§ **STATED EXERCISE**
Out of the lines below, please list those that hold the string "diagram".

§ **DATASET RECORDS**
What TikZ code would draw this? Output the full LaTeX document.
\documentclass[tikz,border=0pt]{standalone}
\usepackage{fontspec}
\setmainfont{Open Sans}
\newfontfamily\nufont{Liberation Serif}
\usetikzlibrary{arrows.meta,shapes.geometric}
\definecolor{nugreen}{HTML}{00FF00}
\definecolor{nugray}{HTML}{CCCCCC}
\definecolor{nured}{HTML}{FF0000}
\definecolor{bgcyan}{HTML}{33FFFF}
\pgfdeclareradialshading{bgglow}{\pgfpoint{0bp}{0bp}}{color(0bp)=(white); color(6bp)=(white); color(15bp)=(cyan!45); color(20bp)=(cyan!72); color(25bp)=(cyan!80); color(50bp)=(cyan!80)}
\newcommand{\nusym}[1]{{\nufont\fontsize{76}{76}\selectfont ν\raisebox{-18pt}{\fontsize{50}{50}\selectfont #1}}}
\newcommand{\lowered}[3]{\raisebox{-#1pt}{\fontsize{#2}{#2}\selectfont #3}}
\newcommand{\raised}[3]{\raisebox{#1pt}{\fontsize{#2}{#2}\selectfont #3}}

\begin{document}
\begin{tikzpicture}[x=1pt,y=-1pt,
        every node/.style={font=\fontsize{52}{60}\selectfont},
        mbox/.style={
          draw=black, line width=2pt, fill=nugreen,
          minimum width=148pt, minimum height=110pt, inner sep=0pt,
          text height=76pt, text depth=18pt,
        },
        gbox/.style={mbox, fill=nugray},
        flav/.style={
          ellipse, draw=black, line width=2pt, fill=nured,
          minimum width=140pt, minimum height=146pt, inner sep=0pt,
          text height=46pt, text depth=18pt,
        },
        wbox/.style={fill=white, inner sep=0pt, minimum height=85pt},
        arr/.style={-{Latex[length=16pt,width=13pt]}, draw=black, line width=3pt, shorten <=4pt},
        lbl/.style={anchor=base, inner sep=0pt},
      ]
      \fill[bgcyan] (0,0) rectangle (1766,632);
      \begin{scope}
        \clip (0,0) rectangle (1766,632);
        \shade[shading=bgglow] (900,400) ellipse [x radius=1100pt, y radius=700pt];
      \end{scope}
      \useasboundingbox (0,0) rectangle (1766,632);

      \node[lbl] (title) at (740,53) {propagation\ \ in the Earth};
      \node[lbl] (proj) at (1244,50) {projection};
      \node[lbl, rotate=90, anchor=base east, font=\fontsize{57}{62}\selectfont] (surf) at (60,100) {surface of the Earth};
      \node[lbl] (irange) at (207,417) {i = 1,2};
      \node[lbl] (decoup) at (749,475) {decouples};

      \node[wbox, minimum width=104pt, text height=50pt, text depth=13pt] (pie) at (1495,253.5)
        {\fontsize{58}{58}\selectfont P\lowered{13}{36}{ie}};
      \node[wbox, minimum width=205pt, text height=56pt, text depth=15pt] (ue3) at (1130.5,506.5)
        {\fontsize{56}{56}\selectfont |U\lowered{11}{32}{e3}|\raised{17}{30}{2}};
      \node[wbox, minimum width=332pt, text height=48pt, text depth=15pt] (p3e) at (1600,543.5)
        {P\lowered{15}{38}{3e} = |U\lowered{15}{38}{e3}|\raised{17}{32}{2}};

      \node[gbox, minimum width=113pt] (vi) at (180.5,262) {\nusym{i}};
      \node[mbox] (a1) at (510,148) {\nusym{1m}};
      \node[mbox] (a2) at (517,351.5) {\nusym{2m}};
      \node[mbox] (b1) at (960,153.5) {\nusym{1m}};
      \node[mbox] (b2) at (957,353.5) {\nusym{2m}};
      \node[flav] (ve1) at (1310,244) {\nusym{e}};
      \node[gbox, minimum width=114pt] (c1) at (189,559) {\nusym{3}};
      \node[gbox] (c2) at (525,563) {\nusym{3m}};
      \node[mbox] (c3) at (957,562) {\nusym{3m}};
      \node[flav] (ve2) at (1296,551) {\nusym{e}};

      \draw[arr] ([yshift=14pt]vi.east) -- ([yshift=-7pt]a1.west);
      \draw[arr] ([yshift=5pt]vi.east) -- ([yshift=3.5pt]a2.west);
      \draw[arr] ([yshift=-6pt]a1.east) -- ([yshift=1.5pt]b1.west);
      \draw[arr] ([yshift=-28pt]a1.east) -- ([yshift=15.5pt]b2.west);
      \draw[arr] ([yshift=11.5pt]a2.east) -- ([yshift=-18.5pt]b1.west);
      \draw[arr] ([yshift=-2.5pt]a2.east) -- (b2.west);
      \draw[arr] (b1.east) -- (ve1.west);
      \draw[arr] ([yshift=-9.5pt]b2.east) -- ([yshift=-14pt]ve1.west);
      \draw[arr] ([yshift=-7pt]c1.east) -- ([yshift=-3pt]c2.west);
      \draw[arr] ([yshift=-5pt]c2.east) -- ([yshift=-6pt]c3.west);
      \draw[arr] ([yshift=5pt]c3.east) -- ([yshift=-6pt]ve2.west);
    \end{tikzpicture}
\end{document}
---
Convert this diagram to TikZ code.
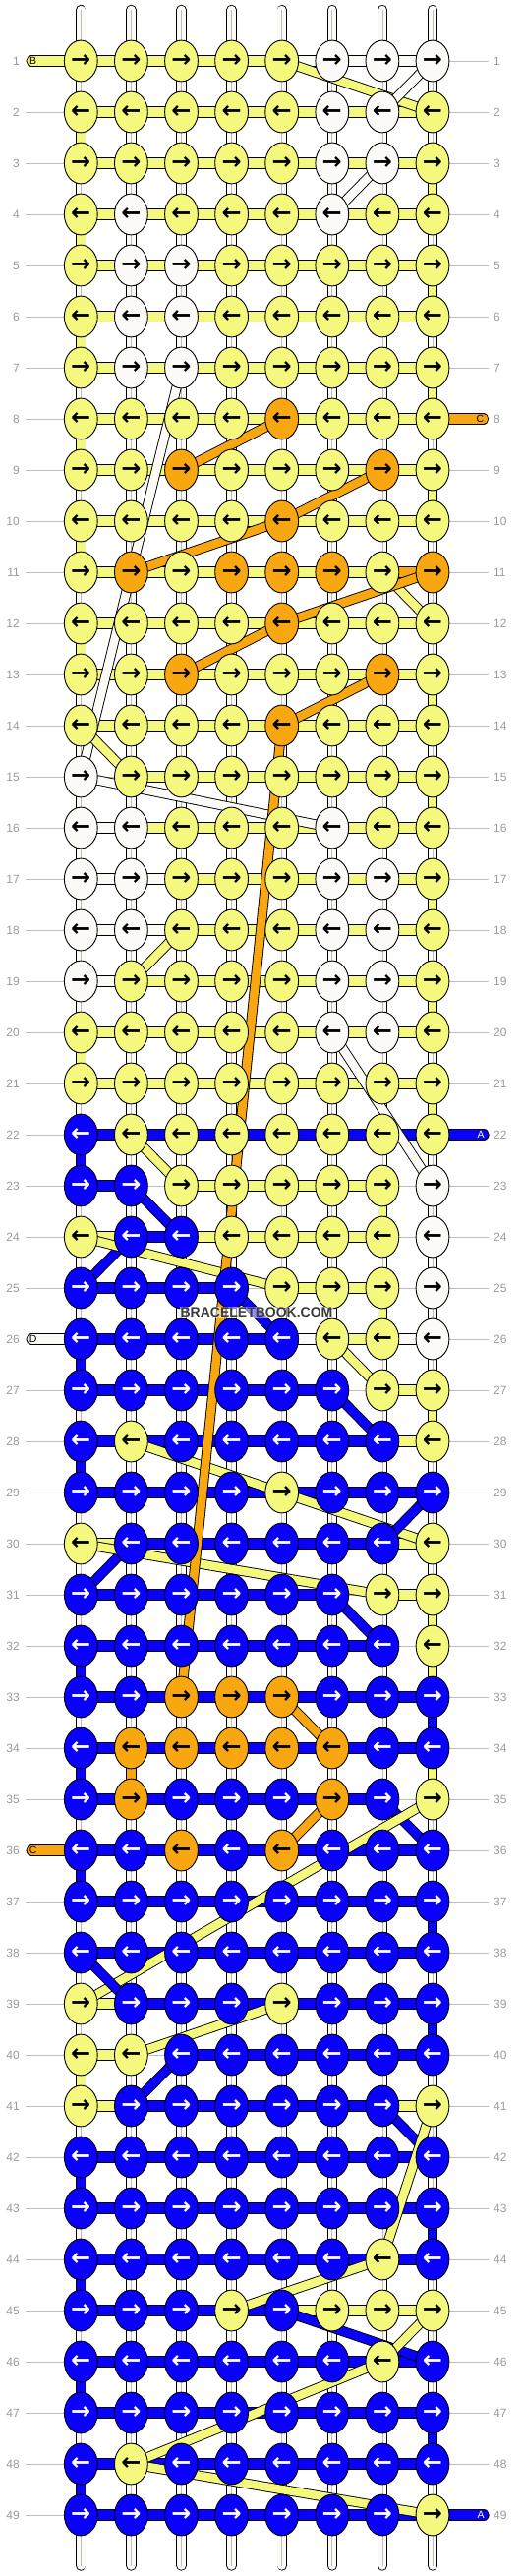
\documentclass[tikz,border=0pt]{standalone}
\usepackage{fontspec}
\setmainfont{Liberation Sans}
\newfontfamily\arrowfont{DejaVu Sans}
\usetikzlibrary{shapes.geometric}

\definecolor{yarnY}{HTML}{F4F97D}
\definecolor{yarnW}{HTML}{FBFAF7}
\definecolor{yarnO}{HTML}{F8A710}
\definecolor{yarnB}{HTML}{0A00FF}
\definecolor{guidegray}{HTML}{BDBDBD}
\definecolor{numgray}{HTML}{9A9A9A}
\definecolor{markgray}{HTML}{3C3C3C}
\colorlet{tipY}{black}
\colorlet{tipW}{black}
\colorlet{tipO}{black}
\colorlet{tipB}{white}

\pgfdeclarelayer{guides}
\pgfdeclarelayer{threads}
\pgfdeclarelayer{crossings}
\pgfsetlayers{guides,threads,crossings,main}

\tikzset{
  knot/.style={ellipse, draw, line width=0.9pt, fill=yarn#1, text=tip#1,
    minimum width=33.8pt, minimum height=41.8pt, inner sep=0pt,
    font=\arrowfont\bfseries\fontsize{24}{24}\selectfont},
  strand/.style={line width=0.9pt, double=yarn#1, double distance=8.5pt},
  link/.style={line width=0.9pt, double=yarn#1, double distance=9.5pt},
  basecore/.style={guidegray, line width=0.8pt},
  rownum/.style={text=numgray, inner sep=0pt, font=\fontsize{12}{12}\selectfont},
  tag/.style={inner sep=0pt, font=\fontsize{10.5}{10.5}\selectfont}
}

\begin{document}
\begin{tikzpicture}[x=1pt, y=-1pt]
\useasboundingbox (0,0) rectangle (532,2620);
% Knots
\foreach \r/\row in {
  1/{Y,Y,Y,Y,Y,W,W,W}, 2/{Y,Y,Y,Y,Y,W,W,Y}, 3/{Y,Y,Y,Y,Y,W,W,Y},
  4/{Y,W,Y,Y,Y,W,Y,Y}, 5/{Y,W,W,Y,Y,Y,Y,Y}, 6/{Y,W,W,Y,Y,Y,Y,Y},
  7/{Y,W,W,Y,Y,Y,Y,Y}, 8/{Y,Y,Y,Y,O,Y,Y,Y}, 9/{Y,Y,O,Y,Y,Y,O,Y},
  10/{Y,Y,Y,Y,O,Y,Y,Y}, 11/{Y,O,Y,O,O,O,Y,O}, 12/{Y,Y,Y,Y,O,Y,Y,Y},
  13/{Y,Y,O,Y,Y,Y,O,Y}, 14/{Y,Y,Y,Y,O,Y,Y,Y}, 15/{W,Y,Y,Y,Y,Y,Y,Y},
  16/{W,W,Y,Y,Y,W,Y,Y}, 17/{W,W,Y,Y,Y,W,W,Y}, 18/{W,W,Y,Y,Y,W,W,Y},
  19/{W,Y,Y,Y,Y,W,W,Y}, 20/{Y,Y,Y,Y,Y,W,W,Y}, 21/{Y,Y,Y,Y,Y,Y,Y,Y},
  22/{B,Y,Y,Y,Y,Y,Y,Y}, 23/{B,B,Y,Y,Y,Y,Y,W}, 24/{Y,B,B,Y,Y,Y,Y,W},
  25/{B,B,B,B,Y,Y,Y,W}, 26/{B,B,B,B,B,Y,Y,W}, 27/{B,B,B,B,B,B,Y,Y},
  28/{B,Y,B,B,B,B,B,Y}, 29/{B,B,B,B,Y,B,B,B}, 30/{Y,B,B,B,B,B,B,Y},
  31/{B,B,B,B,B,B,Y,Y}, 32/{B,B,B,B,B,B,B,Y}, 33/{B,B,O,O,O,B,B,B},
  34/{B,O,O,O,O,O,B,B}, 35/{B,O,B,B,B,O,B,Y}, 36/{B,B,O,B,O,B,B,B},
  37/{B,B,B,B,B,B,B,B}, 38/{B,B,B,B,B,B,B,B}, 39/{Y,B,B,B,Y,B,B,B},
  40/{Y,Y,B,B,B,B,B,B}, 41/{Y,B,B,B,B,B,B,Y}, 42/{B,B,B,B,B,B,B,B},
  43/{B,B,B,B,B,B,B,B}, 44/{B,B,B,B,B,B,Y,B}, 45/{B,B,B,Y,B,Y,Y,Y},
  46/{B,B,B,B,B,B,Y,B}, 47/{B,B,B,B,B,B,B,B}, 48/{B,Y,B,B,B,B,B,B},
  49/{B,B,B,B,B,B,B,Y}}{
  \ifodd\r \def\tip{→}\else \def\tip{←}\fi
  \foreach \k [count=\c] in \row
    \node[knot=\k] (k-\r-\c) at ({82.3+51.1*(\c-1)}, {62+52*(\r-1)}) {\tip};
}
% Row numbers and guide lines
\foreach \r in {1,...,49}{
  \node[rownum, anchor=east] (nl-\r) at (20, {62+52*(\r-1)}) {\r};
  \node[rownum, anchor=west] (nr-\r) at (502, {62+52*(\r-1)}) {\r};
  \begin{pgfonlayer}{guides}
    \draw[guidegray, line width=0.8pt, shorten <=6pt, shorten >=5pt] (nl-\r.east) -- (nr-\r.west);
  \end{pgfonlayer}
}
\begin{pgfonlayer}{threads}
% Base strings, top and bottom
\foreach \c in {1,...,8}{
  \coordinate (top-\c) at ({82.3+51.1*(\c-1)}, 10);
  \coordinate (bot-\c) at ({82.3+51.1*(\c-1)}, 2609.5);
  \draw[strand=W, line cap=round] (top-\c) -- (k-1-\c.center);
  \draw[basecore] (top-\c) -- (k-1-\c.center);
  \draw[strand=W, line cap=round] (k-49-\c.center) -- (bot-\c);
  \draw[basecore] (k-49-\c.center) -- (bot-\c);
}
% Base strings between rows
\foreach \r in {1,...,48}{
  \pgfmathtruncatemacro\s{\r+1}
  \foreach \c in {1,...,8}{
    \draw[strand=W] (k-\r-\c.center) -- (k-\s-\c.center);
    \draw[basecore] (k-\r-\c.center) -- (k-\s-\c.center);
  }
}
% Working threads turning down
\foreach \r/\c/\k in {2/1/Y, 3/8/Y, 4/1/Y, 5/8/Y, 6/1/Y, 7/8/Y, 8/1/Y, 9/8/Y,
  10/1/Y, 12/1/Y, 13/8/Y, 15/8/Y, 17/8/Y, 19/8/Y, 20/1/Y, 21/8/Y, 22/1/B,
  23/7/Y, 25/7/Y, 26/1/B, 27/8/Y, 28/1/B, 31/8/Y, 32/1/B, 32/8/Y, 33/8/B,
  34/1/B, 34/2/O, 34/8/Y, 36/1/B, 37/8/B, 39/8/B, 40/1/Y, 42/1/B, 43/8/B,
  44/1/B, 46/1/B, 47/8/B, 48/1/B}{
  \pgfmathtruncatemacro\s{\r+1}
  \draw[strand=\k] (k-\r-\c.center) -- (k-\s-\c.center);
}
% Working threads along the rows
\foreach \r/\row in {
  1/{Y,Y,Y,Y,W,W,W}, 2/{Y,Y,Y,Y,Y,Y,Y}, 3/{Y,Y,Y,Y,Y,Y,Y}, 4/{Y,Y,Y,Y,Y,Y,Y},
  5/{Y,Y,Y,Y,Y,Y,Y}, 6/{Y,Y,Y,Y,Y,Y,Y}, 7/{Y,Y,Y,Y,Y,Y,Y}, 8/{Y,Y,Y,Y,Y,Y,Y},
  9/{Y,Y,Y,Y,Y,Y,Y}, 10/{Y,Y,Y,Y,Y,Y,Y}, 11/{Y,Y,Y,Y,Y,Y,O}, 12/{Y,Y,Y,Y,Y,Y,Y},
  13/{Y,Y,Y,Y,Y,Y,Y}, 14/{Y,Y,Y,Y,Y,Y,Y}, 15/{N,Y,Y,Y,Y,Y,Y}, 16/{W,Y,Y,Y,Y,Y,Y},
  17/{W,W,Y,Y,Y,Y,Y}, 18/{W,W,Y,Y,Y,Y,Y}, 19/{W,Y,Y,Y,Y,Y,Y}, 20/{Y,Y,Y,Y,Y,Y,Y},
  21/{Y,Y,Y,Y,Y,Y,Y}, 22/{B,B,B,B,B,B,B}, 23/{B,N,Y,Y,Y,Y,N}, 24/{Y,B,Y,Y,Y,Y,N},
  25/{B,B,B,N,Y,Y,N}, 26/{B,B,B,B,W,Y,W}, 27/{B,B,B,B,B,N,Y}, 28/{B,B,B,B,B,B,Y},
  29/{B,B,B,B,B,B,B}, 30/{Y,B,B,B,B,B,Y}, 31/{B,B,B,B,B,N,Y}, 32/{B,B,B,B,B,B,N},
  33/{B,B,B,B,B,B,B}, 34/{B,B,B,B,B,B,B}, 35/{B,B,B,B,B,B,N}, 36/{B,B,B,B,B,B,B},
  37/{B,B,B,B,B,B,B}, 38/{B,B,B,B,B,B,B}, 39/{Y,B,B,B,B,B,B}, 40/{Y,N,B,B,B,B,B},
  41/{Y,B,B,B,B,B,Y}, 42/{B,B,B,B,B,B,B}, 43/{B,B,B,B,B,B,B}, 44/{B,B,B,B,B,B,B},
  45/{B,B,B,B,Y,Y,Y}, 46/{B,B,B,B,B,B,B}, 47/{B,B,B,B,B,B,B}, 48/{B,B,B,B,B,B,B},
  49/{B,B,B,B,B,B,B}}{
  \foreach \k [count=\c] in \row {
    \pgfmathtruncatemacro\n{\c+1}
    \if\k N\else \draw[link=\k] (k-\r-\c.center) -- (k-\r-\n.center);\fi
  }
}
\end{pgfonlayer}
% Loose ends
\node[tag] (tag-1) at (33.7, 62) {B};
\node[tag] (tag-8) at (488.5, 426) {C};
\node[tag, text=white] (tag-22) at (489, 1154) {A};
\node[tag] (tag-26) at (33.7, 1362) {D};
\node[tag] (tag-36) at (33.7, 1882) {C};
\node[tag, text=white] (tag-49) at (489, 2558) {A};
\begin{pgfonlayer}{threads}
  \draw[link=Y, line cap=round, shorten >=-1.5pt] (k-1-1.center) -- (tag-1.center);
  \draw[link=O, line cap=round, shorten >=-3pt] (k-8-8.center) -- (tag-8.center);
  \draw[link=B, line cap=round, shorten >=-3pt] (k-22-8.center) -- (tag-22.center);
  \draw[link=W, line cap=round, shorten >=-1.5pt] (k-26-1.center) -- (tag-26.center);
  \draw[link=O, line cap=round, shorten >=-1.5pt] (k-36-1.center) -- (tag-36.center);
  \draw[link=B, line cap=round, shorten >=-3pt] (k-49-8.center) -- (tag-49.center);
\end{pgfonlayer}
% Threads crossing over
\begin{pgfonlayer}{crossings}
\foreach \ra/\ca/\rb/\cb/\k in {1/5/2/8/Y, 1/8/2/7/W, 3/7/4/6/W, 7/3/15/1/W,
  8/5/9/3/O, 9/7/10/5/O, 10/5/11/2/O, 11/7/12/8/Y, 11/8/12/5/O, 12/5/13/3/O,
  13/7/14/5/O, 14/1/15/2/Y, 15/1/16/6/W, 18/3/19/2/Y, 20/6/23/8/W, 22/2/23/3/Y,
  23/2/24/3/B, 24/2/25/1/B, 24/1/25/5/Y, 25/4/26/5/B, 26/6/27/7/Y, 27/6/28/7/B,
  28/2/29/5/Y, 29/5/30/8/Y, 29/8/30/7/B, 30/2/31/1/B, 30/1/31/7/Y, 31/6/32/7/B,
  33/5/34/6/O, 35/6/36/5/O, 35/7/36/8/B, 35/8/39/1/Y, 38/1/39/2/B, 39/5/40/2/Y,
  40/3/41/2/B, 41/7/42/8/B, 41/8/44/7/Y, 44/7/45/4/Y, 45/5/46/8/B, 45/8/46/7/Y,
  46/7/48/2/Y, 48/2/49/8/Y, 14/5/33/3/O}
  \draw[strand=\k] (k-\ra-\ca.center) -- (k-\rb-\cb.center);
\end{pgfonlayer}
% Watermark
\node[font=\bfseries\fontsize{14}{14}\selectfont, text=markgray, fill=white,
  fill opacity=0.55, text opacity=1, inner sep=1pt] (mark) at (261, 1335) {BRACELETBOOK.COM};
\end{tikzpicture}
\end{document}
* * *
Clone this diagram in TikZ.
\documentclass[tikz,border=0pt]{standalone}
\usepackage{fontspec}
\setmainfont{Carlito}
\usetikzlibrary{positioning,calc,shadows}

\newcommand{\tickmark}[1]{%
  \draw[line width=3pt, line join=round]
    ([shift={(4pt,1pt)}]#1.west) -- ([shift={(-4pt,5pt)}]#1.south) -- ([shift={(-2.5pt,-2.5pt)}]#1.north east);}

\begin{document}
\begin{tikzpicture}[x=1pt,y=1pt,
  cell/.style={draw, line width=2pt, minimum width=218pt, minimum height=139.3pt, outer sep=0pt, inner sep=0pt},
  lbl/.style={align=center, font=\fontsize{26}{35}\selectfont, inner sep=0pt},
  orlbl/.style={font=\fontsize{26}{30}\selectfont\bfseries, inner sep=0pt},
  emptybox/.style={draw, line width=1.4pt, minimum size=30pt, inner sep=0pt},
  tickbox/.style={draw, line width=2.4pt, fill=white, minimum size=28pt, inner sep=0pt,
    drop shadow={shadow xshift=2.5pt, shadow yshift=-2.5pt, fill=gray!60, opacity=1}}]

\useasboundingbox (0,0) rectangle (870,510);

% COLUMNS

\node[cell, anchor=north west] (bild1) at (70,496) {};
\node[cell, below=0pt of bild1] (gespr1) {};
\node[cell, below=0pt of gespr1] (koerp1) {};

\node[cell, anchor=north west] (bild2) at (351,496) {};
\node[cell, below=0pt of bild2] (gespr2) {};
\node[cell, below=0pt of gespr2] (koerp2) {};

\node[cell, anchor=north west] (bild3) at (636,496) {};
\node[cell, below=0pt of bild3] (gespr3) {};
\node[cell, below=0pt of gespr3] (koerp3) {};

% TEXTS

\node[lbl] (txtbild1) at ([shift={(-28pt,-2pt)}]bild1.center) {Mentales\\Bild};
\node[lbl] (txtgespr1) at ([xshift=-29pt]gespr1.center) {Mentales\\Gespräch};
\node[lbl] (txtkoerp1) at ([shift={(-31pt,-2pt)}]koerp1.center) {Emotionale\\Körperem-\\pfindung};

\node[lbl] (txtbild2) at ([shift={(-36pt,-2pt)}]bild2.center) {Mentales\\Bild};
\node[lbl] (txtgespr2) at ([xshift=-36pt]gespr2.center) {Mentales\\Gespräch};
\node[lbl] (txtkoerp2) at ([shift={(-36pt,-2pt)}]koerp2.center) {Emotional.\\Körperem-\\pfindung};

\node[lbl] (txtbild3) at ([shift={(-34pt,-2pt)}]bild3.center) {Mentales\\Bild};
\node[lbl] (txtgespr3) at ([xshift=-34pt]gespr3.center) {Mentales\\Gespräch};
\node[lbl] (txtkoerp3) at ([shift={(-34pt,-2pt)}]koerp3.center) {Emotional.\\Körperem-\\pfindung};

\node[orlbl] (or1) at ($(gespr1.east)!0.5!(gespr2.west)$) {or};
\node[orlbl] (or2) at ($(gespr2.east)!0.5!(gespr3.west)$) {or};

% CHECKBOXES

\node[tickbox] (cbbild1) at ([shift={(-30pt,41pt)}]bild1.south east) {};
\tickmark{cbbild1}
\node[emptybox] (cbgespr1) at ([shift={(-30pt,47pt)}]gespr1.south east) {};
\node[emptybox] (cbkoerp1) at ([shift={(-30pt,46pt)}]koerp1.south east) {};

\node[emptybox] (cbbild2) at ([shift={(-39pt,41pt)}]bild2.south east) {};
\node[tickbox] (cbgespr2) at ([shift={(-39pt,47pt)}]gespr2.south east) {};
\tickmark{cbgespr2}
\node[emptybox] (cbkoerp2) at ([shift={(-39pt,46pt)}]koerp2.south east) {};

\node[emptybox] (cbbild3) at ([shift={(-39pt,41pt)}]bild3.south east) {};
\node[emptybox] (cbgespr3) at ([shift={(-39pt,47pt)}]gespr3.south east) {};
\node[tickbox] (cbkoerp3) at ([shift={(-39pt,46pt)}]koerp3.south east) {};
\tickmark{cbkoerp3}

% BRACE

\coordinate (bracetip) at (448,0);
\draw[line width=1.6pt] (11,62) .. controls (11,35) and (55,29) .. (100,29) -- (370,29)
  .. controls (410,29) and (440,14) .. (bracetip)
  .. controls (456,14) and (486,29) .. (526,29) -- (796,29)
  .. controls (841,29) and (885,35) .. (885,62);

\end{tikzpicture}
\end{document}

§ **IN RESPONSE**
Convert this diagram to TikZ code.
Clone this diagram in TikZ.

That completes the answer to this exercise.